The longtime activist and writer, who appeared with Hood in Discovery Network’s “The Hunt for the Chicago Strangler” last year, told Block Club she was “offended” by the oversight, considering that she’s been in the field for 25 years.
“You have to have different kinds of perspectives at the table. Otherwise you just end up with the same conversation. As a survivor, or should I say, thriver, I have a particular insight that would have value,” Reed-Scott said.

Girls Like Me Founder La’Keisha Gray-Sewell said she believes the lack of communication between the city and community organizations like hers contributes to a larger problem: community leaders find themselves exhausting their personal resources — and themselves — when a lot of those spaces “could be relieved by support coming from taxpaying entities.”
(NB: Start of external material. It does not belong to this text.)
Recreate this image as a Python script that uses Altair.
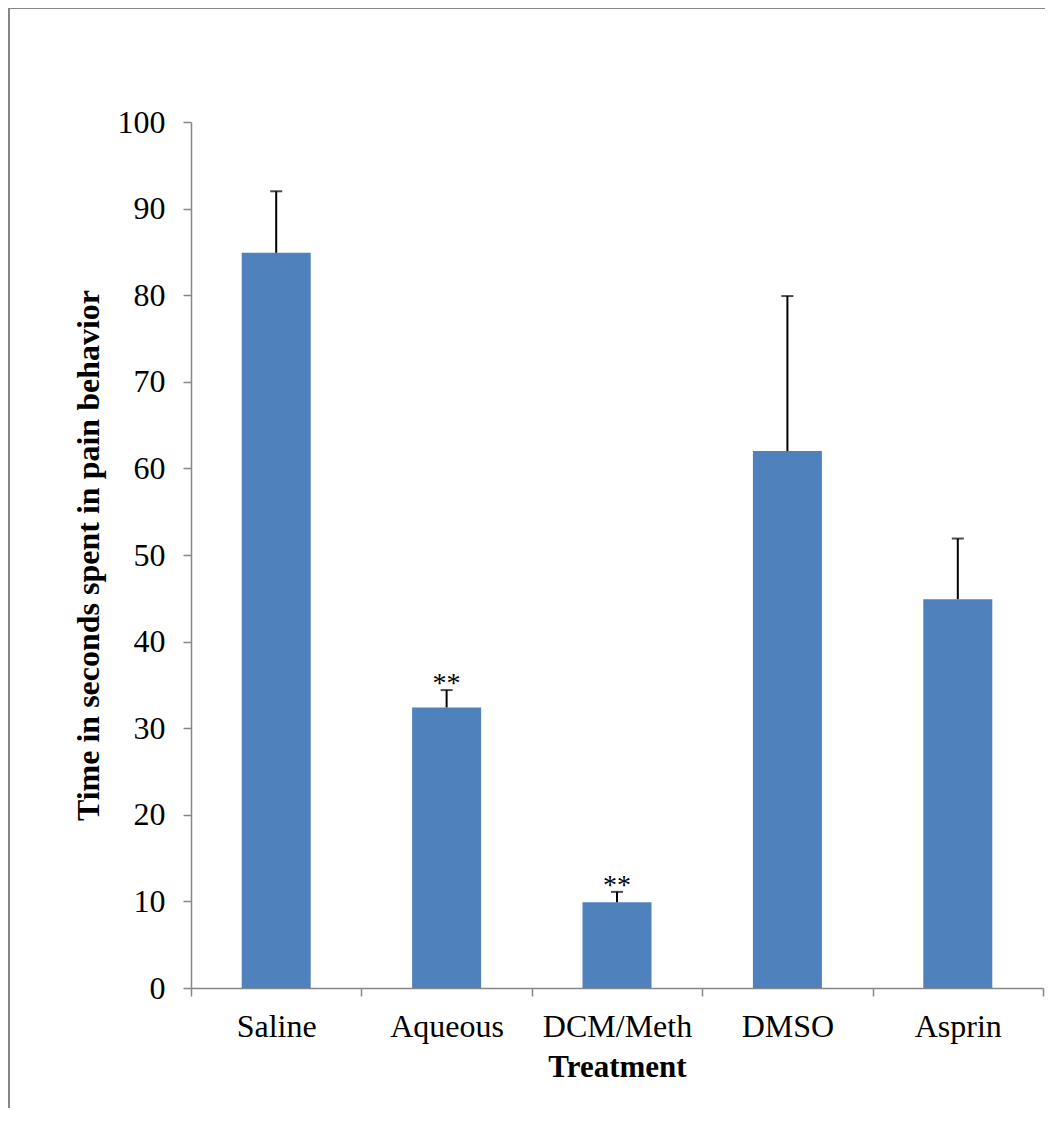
import altair as alt
import pandas as pd

categories = ["Saline", "Aqueous", "DCM/Meth", "DMSO", "Asprin"]
means = [84.9, 32.4, 9.9, 62.0, 44.9]
errors = [7.1, 2.0, 1.2, 17.9, 7.0]
stars = ["", "**", "**", "", ""]

df = pd.DataFrame({
    "Treatment": categories,
    "mean": means,
    "upper": [m + e for m, e in zip(means, errors)],
    "star": stars,
})

BLUE = "#4F81BD"
GREY = "#868686"
FONT = "Liberation Serif"

x_enc = alt.X(
    "Treatment:N",
    sort=categories,
    scale=alt.Scale(paddingInner=0, paddingOuter=0),
    axis=alt.Axis(
        title="Treatment",
        labelAngle=0,
        tickBand="extent",
        labelPadding=15,
        titlePadding=10,
    ),
)
y_scale = alt.Scale(domain=[0, 100], nice=False)

base = alt.Chart(df)

bars = base.mark_bar(color=BLUE, size=69).encode(
    x=x_enc,
    y=alt.Y(
        "mean:Q",
        scale=y_scale,
        axis=alt.Axis(
            title="Time in seconds spent in pain behavior",
            values=list(range(0, 101, 10)),
            grid=False,
            labelPadding=18,
            titlePadding=12,
            titleFontSize=32,
        ),
    ),
)

err_line = base.mark_rule(color="black", strokeWidth=2).encode(
    x=alt.X("Treatment:N", sort=categories),
    y=alt.Y("mean:Q", scale=y_scale),
    y2="upper:Q",
)

err_cap = base.mark_tick(color="black", size=12, thickness=2, orient="horizontal").encode(
    x=alt.X("Treatment:N", sort=categories),
    y=alt.Y("upper:Q", scale=y_scale),
)

star_text = base.mark_text(
    font=FONT, fontSize=28, color="black", baseline="alphabetic", dy=2
).encode(
    x=alt.X("Treatment:N", sort=categories),
    y=alt.Y("upper:Q", scale=y_scale),
    text="star:N",
)

frame_data = alt.Data(values=[{"k": 1}])
frame_top = alt.Chart(frame_data).mark_rule(color=GREY, strokeWidth=2).encode(
    x=alt.value(-182), x2=alt.value(900), y=alt.value(-114)
)
frame_left = alt.Chart(frame_data).mark_rule(color=GREY, strokeWidth=2).encode(
    x=alt.value(-182), y=alt.value(-114), y2=alt.value(1100)
)

chart = (
    alt.layer(bars, err_line, err_cap, star_text, frame_top, frame_left)
    .properties(
        width=852,
        height=866,
        autosize=alt.AutoSizeParams(type="none"),
        padding={"left": 183, "top": 114, "right": 2, "bottom": 120},
        background="white",
    )
    .configure_view(stroke=None)
    .configure_axis(
        labelFont=FONT,
        labelFontSize=32,
        labelColor="black",
        titleFont=FONT,
        titleFontSize=31,
        titleFontWeight="bold",
        titleColor="black",
        domainColor=GREY,
        domainWidth=1.5,
        tickColor=GREY,
        tickWidth=1.5,
        tickSize=8,
    )
)

chart.save("out.html", embed_options={"renderer": "svg", "actions": False})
Members of Girls Like Me, an organization dedicated to training young girls in media literacy and empowerment, created a podcast to raise awareness about the city’s missing and murdered women. They also built a garden at Overton Free School, 221 E. 49th St., to honor them.
Hood, Reed-Scott and Gray-Sewell said if given the opportunity, they’d be willing to work with the city to keep their communities safe.
“The city can rectify this, but honestly? They’re not,” Gray-Sewell said. “When the city puts out the RFPs they should make sure it’s accessible to everyone and that stipulations aren’t predicated by any city connections. There should also be an open symposium calling on organizations who have been doing this work so they can share some of their practices.”